OKJA (2017) |
Notícias do continente asiático revelam um espectacular crescimento do consumo caseiro de filmes: com ou sem covid-19, as plataformas de streaming desempenharão um papel fulcral no futuro do cinema — este texto foi publicado no Diário de Notícias (25 Abril).
Foi há apenas três anos. Na secção competitiva do Festival de Cannes de 2017, dois filmes surgiram como verdadeiros “aliens”: Okja, do sul-coreano Bong Joon-ho, uma parábola ecológica centrada num simpático “monstro” que uma jovem tenta proteger da avareza de uma multinacional, e The Meyerowitz Stories (New and Selected), do americano Noah Baumbach, retrato íntimo de uma família a ajustar contas com as suas memórias.
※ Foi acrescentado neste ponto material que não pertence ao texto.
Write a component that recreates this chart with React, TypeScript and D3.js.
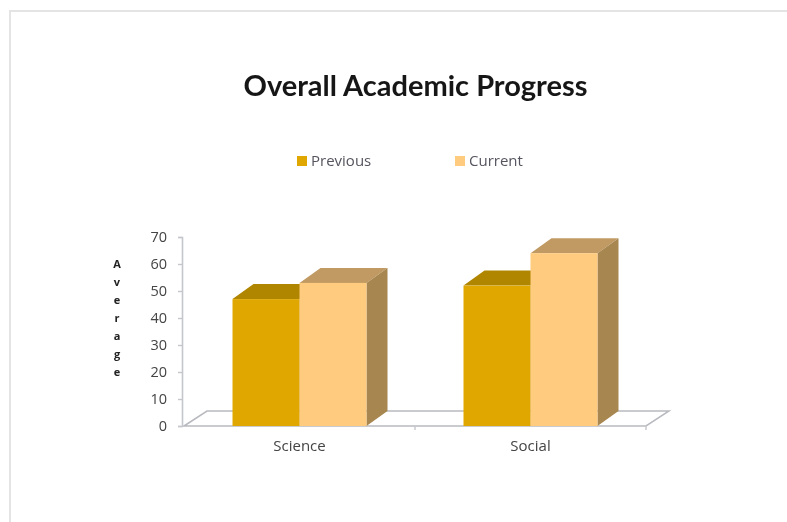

Qual a estranheza? Na altura, os filmes apresentavam-se unidos por um factor que, de uma maneira ou de outra, todos encarámos com um misto de perplexidade e curiosidade, alguns com inquietação: ambos exibiam chancela de produção da Netflix. Houve mesmo elementos da classe jornalística que acharam por bem formular uma dúvida deontológica: passado o festival, faria sentido estar a comentar filmes que seriam difundidos apenas online, numa das chamadas plataformas de streaming?
Convém recordar que se iniciava aí um episódio dramático da difusão cinematográfica que, três anos mais tarde, está longe de estar encerrado: apesar dos esforços negociais do certame, a Netflix fazia saber que não exibiria os referidos filmes no circuito tradicional das salas. Aliás, o próprio presidente do júri, Pedro Almodóvar, achou por bem declarar que encarava como um “enorme paradoxo” premiar um filme que não seria visto nas salas (nenhum constou do palmarés).
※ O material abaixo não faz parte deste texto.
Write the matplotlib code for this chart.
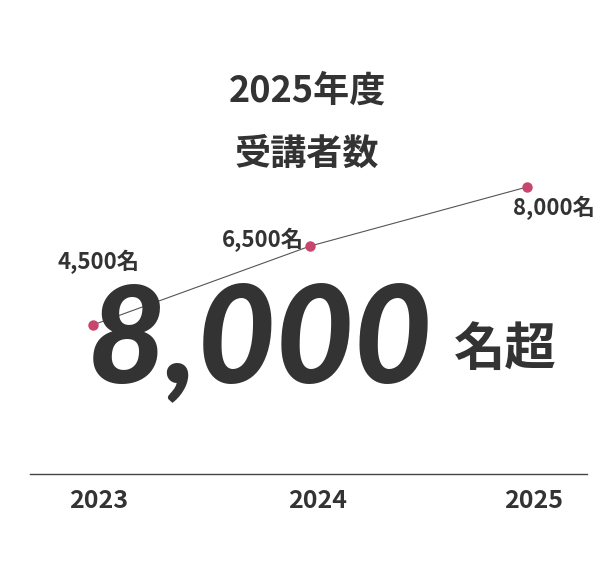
import matplotlib
matplotlib.use("Agg")
import matplotlib.pyplot as plt
import matplotlib.transforms as mtransforms

plt.rcParams['font.family'] = ['Noto Sans CJK JP', 'DejaVu Sans']

# data
years = ['2023', '2024', '2025']
students = [4500, 6500, 8000]
point_labels = ['4,500名', '6,500名', '8,000名']
title_lines = ['2025年度', '受講者数']
big_number = '8,000'
big_suffix = '名超'

TXT = '#333333'
PINK = '#c8456d'

fig = plt.figure(figsize=(6.14, 5.88), dpi=100)
ax = fig.add_axes([30 / 614, (588 - 474) / 588, (587 - 30) / 614, (474 - 170) / 588])

x = list(range(len(years)))
ax.plot(x, students, color='#555555', lw=0.8, zorder=3)
ax.plot(x, students, 'o', color=PINK, ms=7.5, mec='none', zorder=4)

ax.set_xlim(-0.29, 2.276)
ax.set_ylim(718, 8431)

for s in ['top', 'right', 'left']:
    ax.spines[s].set_visible(False)
ax.spines['bottom'].set_color('#444444')
ax.spines['bottom'].set_linewidth(1.0)
ax.set_yticks([])
ax.set_xticks(x)
ax.set_xticklabels(years, fontsize=18, fontweight='bold', color=TXT)
ax.tick_params(axis='x', length=0, pad=11)
dx = [6, 8, 6]
for lbl, d in zip(ax.get_xticklabels(), dx):
    lbl.set_transform(lbl.get_transform() + mtransforms.ScaledTranslation(d / 100, 0, fig.dpi_scale_trans))

# point labels
offsets = [(6, 63), (-47, 6), (27, -21)]
for xi, v, lab, (ox, oy) in zip(x, students, point_labels, offsets):
    ax.annotate(lab, (xi, v), xytext=(ox, oy), textcoords='offset pixels',
                ha='center', va='center', fontsize=16, fontweight='bold', color=TXT)

# title
fig.text(0.5, 1 - 91 / 588, title_lines[0], ha='center', va='center',
         fontsize=26, fontweight='bold', color=TXT)
fig.text(0.5, 1 - 154 / 588, title_lines[1], ha='center', va='center',
         fontsize=26, fontweight='bold', color=TXT)

# big headline number
fig.text(260 / 614, 1 - 343 / 588, big_number, ha='center', va='center',
         fontsize=97, fontweight='black', style='italic', color=TXT,
         family=['Lato', 'DejaVu Sans'], zorder=2)
fig.text(505 / 614, 1 - 349 / 588, big_suffix, ha='center', va='center',
         fontsize=37, fontweight='bold', color=TXT)

fig.savefig('out.png', dpi=100, facecolor='white')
Na sequência de protestos dos exibidores franceses, o diferendo Cannes/Netflix agravou-se e, em boa verdade, continua por resolver (tendo a Netflix encontrado diferente receptividade em Veneza, a ponto de outra das suas produções, Roma, de Alfonso Cuarón, aí ter arrebatado o Leão de Ouro de 2018). Ironicamente, em 2019, Bong Joon-ho regressaria a Cannes, conquistando a Palma de Ouro com Parasitas (que não é uma produção Netflix), desse modo abrindo um novo capítulo artístico e comercial, não apenas para a produção sul-coreana, mas em boa verdade, nem que seja no plano simbólico, para todo o cinema asiático.
A história prossegue. No começo desta semana, a Media Partners Asia (empresa de análise dos mercados da Ásia-Pacífico) divulgou um relatório segundo o qual o confinamento motivado pelo covid-19 gerou um aumento exponencial do consumo caseiro de produtos audiovisuais. Assim, por exemplo, agregando dados provenientes da Indonésia, Malásia, Filipinas e Singapura, recolhidos entre 20 de janeiro e 11 de abril, sabemos que o tempo de consumo das plataformas de streaming aumentou 60 por cento.
Como é óbvio, todas as entidades envolvidas no streaming estão a ganhar com esta situação. A Netflix emerge como líder da maior parte dos mercados asiáticos: o tempo médio de consumo dos respectivos produtos aumentou 115 por cento; os conteúdos mais procurados são o cinema coreano, a animação de raiz japonesa (Anime) e, por fim, as produções dos EUA e da Europa.
Três anos passados sobre as atribulações de Okja e The Meyerowitz Stories em Cannes, talvez seja oportuno sublinhar dois factores emblemáticos de toda esta conjuntura: primeiro, a Netflix confirma-se como pedra de toque de uma situação que há muito superou o domínio fundamental, mas restrito, dos festivais de cinema; segundo, para lá da Netflix, o papel das plataformas de streaming, grandes ou pequenas (observe-se a evolução da oferta em Portugal, nomeadamente através da Filmin), vai-se tornando cada vez mais decisivo na percepção artística e na vida comercial dos filmes. Envolvendo tudo isso, deparamos com uma evidência global. A saber: a crescente importância dos mercados asiáticos na dinâmica industrial do cinema que se faz e difunde em todo o mundo.
Em 1967, na paisagem de uma Europa pontuada por muitas convulsões, o italiano Marco Bellocchio realizou um filme admirável sobre a contaminação das lutas políticas pelo maoísmo. Tinha o título sugestivo de La Cina È Vicina, à letra, “A China está próxima”. Agora, a proximidade é de outra natureza, mas não exclui a dimensão política e, em particular, a urgência de genuínas políticas culturais. Com ou sem covid-19, o futuro do cinema passa pelas plataformas de streaming — para o melhor e para o pior.